Verify the selected compiler
Always verify both C and C++ compilers after switching:
gcc -v
g++ -v
For a shorter check:
gcc --version
g++ --version
You can also inspect the symlinks:
ls -l /usr/bin/gcc /usr/bin/g++
ls -l /etc/alternatives/gcc /etc/alternatives/g++
If gcc and g++ show different major versions, review the alternatives registration. The usual cause is that g++ was not added as a slave link when the gcc alternative was installed.
Remove an alternative entry
If a compiler version should no longer be offered by update-alternatives, remove that alternative first:
sudo update-alternatives --remove gcc /usr/bin/gcc-4.8
Then remove the packages if they are no longer needed:
sudo apt remove gcc-4.8 gcc-4.8-multilib g++-4.8 g++-4.8-multilib
sudo apt autoremove
Do not remove compiler packages while an active project still depends on them. For long-lived embedded products, it is often better to keep a documented build environment, such as a VM or container, so the BSP can be rebuilt years later with the same compiler baseline.
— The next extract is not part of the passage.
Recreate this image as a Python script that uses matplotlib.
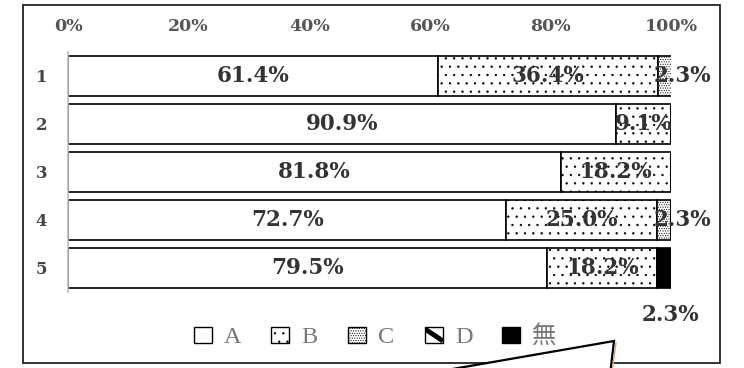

Practical notes for embedded Linux builds
For BSP and driver support, switching the host compiler is only one part of the build environment. Kernel version, make version, libc headers, Python version, device tree tools, cross-toolchain path, and SDK scripts can all affect the result.
When a vendor SDK asks for an old GCC version, keep a short build note with:
- Ubuntu release
- GCC and G++ version
- Cross-compiler version, if used
- SDK or BSP version
- Required environment variables
- Build command
- Known patches or warnings
That record saves time when another engineer needs to reproduce the same firmware image later.
Summary
Ubuntu can keep several GCC and G++ versions installed at the same time. Use update-alternatives to register each version, set clear priorities, and keep gcc and g++ synchronized with a slave link. Use sudo update-alternatives --config gcc when a project needs a specific compiler, then verify the result with gcc -v and g++ -v.
For old embedded SDKs, avoid turning the main workstation into a fragile legacy environment. If the required compiler is too old for the current Ubuntu release, a dedicated VM or container is usually the cleaner engineering choice.